From the flare durations and peak fluxes the authors estimate the masses of the accreted clumps. Assuming a typical wind velocity of ~700 km s⁻¹ and a conversion efficiency appropriate for the 20–60 keV band, they derive clump masses in the range 5 × 10¹⁹ g to 10²¹ g. These values are in line with theoretical predictions for “large” clumps in OB‑type supergiant winds and suggest an average clump spacing of order 10⁴ s along the neutron star’s orbit.
To test whether a purely multiplicative random process can reproduce the observed variability, the authors generate synthetic light curves by multiplying a series of independent random numbers drawn from a log‑normal distribution. The simulated series reproduces both the histogram shape and the power spectral density (PSD) of the real data. The PSD, calculated over the 20–100 keV band, follows a red‑noise power law P(f) ∝ f⁻¹·⁵, identical to the observed slope. This agreement indicates that the low‑frequency variability is dominated by large‑scale wind structures (clumps, shocks, turbulence) that act multiplicatively on the accretion rate.

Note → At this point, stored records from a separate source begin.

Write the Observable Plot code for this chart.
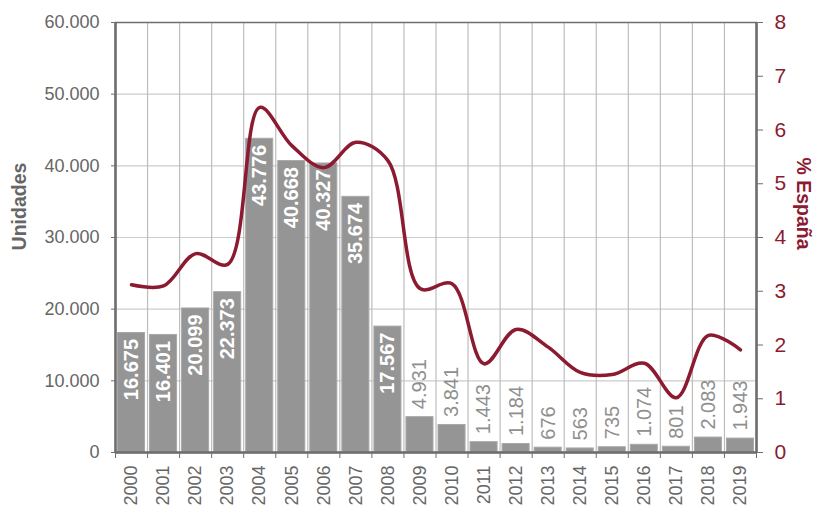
<!DOCTYPE html>
<html>
<head>
<meta charset="utf-8">
<script src="https://cdn.jsdelivr.net/npm/d3@7"></script>
<script src="https://cdn.jsdelivr.net/npm/@observablehq/plot@0.6"></script>
<style>
  body { margin: 0; background: #fff; }
  #chart { width: 814px; height: 509px; }
</style>
</head>
<body>
<div id="chart"></div>
<script>
const years = [2000, 2001, 2002, 2003, 2004, 2005, 2006, 2007, 2008, 2009, 2010, 2011, 2012, 2013, 2014, 2015, 2016, 2017, 2018, 2019];
const unidades = [16675, 16401, 20099, 22373, 43776, 40668, 40327, 35674, 17567, 4931, 3841, 1443, 1184, 676, 563, 735, 1074, 801, 2083, 1943];
const pctEspana = [3.12, 3.10, 3.70, 3.50, 6.42, 5.71, 5.30, 5.77, 5.43, 3.05, 3.14, 1.65, 2.29, 1.96, 1.49, 1.45, 1.66, 1.02, 2.18, 1.91];
const leftTicks = [0, 10000, 20000, 30000, 40000, 50000, 60000];
const rightTicks = [0, 1, 2, 3, 4, 5, 6, 7, 8];
const leftLabel = "Unidades";
const rightLabel = "% España";

const RED = "#8c1a31";
const GRAY = "#959595";
const TXT = "#666666";
const AX = "#6e6e6e";
const ratio = 60000 / 8;

const fmt = d => d3.format(",")(d).replace(/,/g, ".");
const data = years.map((y, i) => ({year: y, u: unidades[i], p: pctEspana[i]}));
const inside = data.filter(d => d.u >= 10000);
const outside = data.filter(d => d.u < 10000);
const bounds = years.map(y => y - 0.5).concat([years[years.length - 1] + 0.5]);

const chart = Plot.plot({
  width: 814,
  height: 509,
  marginLeft: 115,
  marginRight: 58,
  marginTop: 22,
  marginBottom: 57,
  style: {fontFamily: "Liberation Sans, Arial, sans-serif", background: "#fff", overflow: "visible"},
  x: {domain: [bounds[0], bounds[bounds.length - 1]]},
  y: {domain: [0, 60000]},
  marks: [
    Plot.gridY(leftTicks, {stroke: "#cccccc", strokeOpacity: 1, strokeWidth: 1.2}),
    Plot.ruleX(bounds, {stroke: "#bdbdbd", strokeWidth: 1.2}),
    Plot.rectY(data, {x1: d => d.year - 0.5, x2: d => d.year + 0.5, y: "u", fill: GRAY, stroke: "#a8a8a8", strokeWidth: 1, insetLeft: 2.5, insetRight: 2.5}),
    Plot.text(inside, {x: "year", y: "u", text: d => fmt(d.u), rotate: -90, textAnchor: "end", lineAnchor: "middle", dy: 6, fill: "#fff", fontSize: 20, fontWeight: "bold"}),
    Plot.text(outside, {x: "year", y: "u", text: d => fmt(d.u), rotate: -90, textAnchor: "start", lineAnchor: "middle", dy: -8, fill: "#8f8f8f", fontSize: 20}),
    Plot.line(data, {x: "year", y: d => d.p * ratio, stroke: RED, strokeWidth: 3.5, curve: "catmull-rom"}),
    Plot.frame({stroke: AX, strokeWidth: 1.5}),
    Plot.ruleX([bounds[0]], {stroke: AX, strokeWidth: 2.5}),
    Plot.ruleX([bounds[bounds.length - 1]], {stroke: AX, strokeWidth: 2.5}),
    Plot.ruleY([0], {stroke: AX, strokeWidth: 2.5}),
    Plot.axisY(leftTicks, {anchor: "left", tickSize: 4, tickPadding: 12, tickFormat: fmt, fontSize: 18, color: TXT, stroke: AX, label: null}),
    Plot.axisY(rightTicks.map(v => v * ratio), {anchor: "right", tickSize: 6, tickPadding: 12, tickFormat: d => String(d / ratio), fontSize: 21, color: RED, stroke: AX, label: null}),
    Plot.axisX(bounds, {anchor: "bottom", tickSize: 6, tickFormat: () => "", stroke: AX, label: null}),
    Plot.axisX(years, {anchor: "bottom", tickSize: 0, tickPadding: 13, tickRotate: -90, tickFormat: d => String(d), fontSize: 18, color: TXT, label: null}),
    Plot.text([leftLabel], {frameAnchor: "left", textAnchor: "middle", text: d => d, rotate: -90, dx: -96, dy: -31, fill: TXT, fontSize: 19.5, fontWeight: "bold"}),
    Plot.text([rightLabel], {frameAnchor: "right", textAnchor: "middle", text: d => d, rotate: 90, dx: 47, dy: -34, fill: RED, fontSize: 19.5, fontWeight: "bold"})
  ]
});
document.getElementById("chart").appendChild(chart);
</script>
</body>
</html>
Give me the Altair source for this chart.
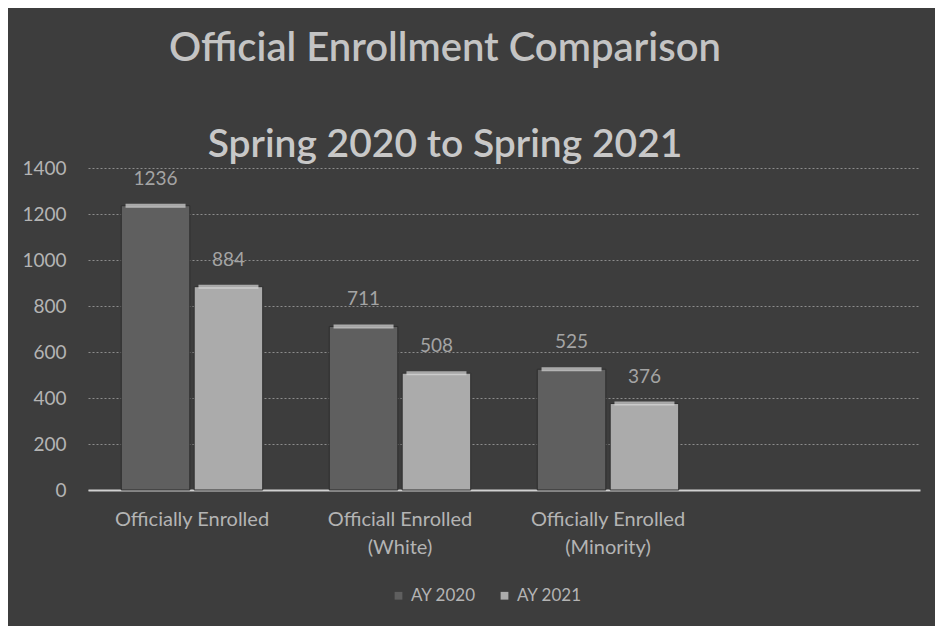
import altair as alt
import pandas as pd

categories = ["Officially Enrolled", "Officiall Enrolled\n(White)", "Officially Enrolled\n(Minority)"]
series = ["AY 2020", "AY 2021"]
ay2020 = [1236, 711, 525]
ay2021 = [884, 508, 376]

rows = []
for c, a, b in zip(categories, ay2020, ay2021):
    rows.append({"cat": c, "series": "AY 2020", "value": a})
    rows.append({"cat": c, "series": "AY 2021", "value": b})
df = pd.DataFrame(rows)

domain_x = categories + [" "]
FONT = "Lato"
TXT = "#b4b4b4"

x = alt.X("cat:N", sort=domain_x,
          scale=alt.Scale(domain=domain_x, paddingInner=0.32, paddingOuter=0.16),
          axis=alt.Axis(title=None, labelAngle=0, labelExpr="split(datum.label, '\\n')",
                        labelFontSize=20, labelColor=TXT, labelFont=FONT, labelPadding=19,
                        ticks=False, domain=True, domainColor="#d0d0d0", domainWidth=2,
                        labelLineHeight=28, grid=False))
xo = alt.XOffset("series:N", sort=series, scale=alt.Scale(paddingInner=0.06))
y = alt.Y("value:Q", scale=alt.Scale(domain=[0, 1400], nice=False),
          axis=alt.Axis(title=None, values=list(range(0, 1401, 200)), format="d",
                        labelFontSize=19, labelColor=TXT, labelFont=FONT, ticks=False,
                        domain=False, labelPadding=22, grid=True, gridColor="#8c8c8c",
                        gridDash=[2, 2], gridWidth=1.2))
color = alt.Color("series:N", sort=series,
                  scale=alt.Scale(domain=series, range=["#5f5f5f", "#ababab"]),
                  legend=alt.Legend(title=None, orient="none", direction="horizontal",
                                    legendX=302, legendY=419, labelFontSize=17,
                                    labelColor=TXT, labelFont=FONT, symbolType="square",
                                    symbolSize=60, columnPadding=20, symbolStrokeWidth=0))

bars = alt.Chart(df).mark_bar(stroke="#2e2e2e", strokeWidth=1).encode(
    x=x, xOffset=xo, y=y, color=color)
caps = alt.Chart(df).mark_tick(color="#d8d8d8", thickness=4, opacity=0.7).encode(
    x=x, xOffset=xo, y="value:Q", size=alt.value(60))
labels = alt.Chart(df).mark_text(dy=-27, fontSize=19, color="#a4a4a4", font=FONT).encode(
    x=x, xOffset=xo, y="value:Q", text="value:Q")

chart = alt.layer(bars, caps, labels).properties(
    width=832, height=322,
    autosize=alt.AutoSizeParams(type="none"),
    padding={"left": 80, "top": 160, "right": 15, "bottom": 136},
    background="#3d3d3d",
    title=alt.TitleParams(text="Official Enrollment Comparison",
                          subtitle="Spring 2020 to Spring 2021",
                          anchor="middle", dx=-59, offset=-6,
                          font=FONT, fontSize=40, fontWeight=600, color="#c4c4c4",
                          subtitleFont=FONT, subtitleFontSize=39, subtitleFontWeight=600,
                          subtitleColor="#c8c8c8", subtitlePadding=57),
).configure_view(stroke=None)

chart.save("out.html", embed_options={"renderer": "svg", "actions": False})
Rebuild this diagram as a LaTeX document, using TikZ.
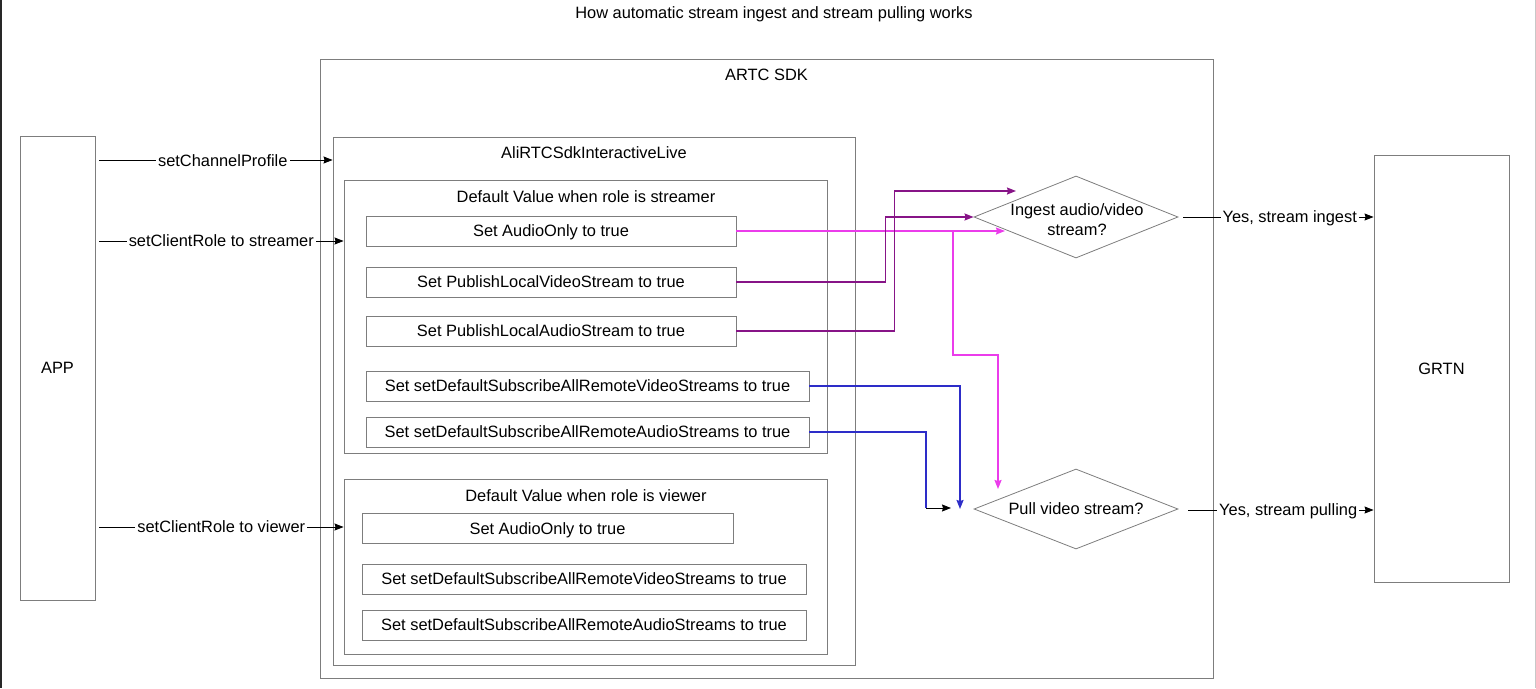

Finally, the paper places Vela X‑1 in the broader context of supergiant fast X‑ray transients (SFXTs). Although SFXTs display much more dramatic flares (peak fluxes up to several thousand times the quiescent level) and shorter outbursts, the underlying clump mass distribution and log‑normal flux statistics appear remarkably similar to those found for Vela X‑1. The authors argue that persistent HMXBs like Vela X‑1 and the transient SFXTs may represent two ends of a continuum governed by the same clumpy wind physics, with differences arising from orbital geometry, wind density gradients, and the relative importance of the accretion wake.
In summary, the study provides strong statistical evidence that Vela X‑1’s X‑ray variability is driven by a clumpy, turbulent stellar wind whose density fluctuations follow a log‑normal distribution. The work bridges the phenomenology of persistent HMXBs and SFXTs, suggesting a unified picture in which wind clumping, shocks, and turbulence together shape the observed X‑ray behavior.